Event

The Political in the Economy and its Law

Symposium in honor of Professor Emeritus Christian Joerges

The tensions between traditions of economic law (“Wirtschaftsrecht”) and constitutional theory (“Verfassunglehre”) are nowhere more pronounced than in the project of European economic integration.  Back in 1944, Polanyi, the most famous analyst of the “Great Transformation” observed that after the downfall of fascism and the “disappearance of the gold standard”, our governments would be able to shape domestic institutions according to the inclinations of their citizens and that they would “tolerate willingly that other nations do likewise”. The new political freedom led to  a broad variety of socio-economic configurations, but this did not prevent the rise of interdependencies between national economies and the emergence of a complex set of conflicts.

What students and advocates of the “ever closer Union” in Europe have ignored are the diverging socio-economic conditions, the weight of political differences and the ensuing asymmetries between the North and the South, and the West and the East. What they failed to imagine and to establish is a political infrastructure and institutional framework in which democratic political contestation could continue and legitimate the improvement of what had been agreed in the treaties, and legislative and judicial acts in the governance of economy.  

Join us for an international symposium honoring Christian Joerges, Professor Emeritus of Law and Society at the Hertie School, where we welcome experts from across Europe and the US to discuss reconciling economic rationality and political legitimacy and where such reconciliation could take place. Is it at the level of the nation state or at the transnational European space?  Is there another way?

Chair

Başak Çalı is Professor of International Law at the Hertie School and Director of the Center for Global Public Law at Koç University, Istanbul. Her research interests are international law, human rights law, and the prospects of global public law in a multi-level legal order.

 

Speakers

Sabine Frerichs is Professor of Economic Sociology at the Vienna University of Economics and Business and currently Fellow at the Käte Hamburger Center for Advanced Study ‘Law as Culture’, University of Bonn. Previously she was Assistant Professor at the Law Faculty of the University of Helsinki. She holds a PhD degree in Sociology from the University of Bamberg.

Steven Klein is a political theorist whose research focuses on democratic theory, theories of political economy and the welfare state, and the history of European political and social thought. He is Assistant Professor and University Term Professor (2018-2021) of Political Science at the University of Florida.

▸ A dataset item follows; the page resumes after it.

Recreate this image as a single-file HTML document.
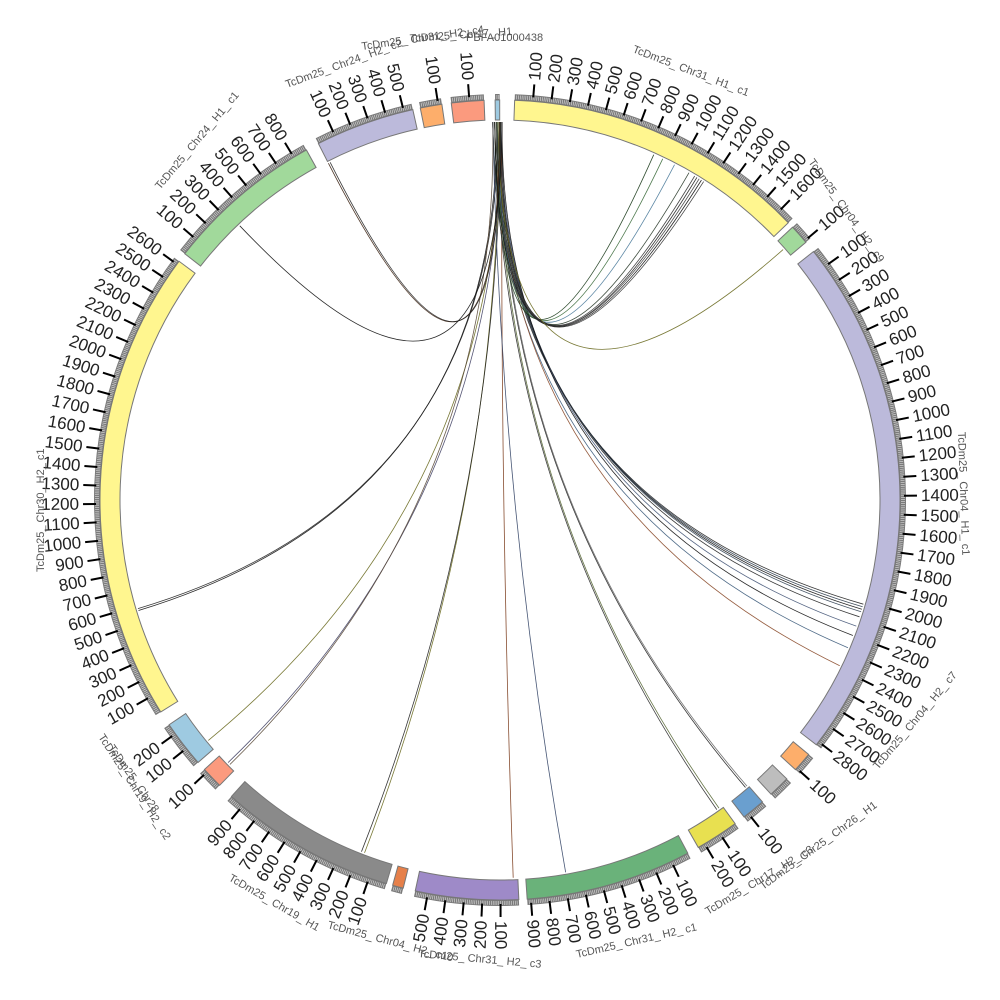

Claire Methven O’Brien is Chief Adviser, Business and Human Rights, at the Danish Institute for Human Rights, Denmark’s national human rights institution. She is also Honorary Lecturer at the University of St. Andrews School of Management and a Visiting Research Fellow at the University of Groningen’s Department of International Law. 

Jürgen Neyer is Professor for European and International Politics and Vice-President for International Affairs at the European University Viadrina. He has done research and teaching at the Johann-Wolfgang Goethe University in Frankfurt (Main), the University of Bremen, The Free University Berlin, the European University Institute Florence, the UC Berkeley and the European University Viadrina.

Florian Rödl is University-Professor for Private Law, Labour Law and Social at the Freie Universität Berlin since 2016. Before, he led a group of junior researchers at the Cluster of Excellence "Normative Orders" at Goethe-University, Frankfurt am Main. He did his PhD at the European University Institute in Florence.

Concluding remarks

Christian Joerges is Professor Emeritus of Law and Society at the Hertie School. Previously, he was Senior Professor for Law and Society from 2013 until 2018 at the Hertie School. His research focuses on economic ordering through law at the national level and on European integration and globalisation. His current projects include the European crisis and transnational trade governance. He is also a Co-Director of the Centre of European Law and Politics at the University of Bremen.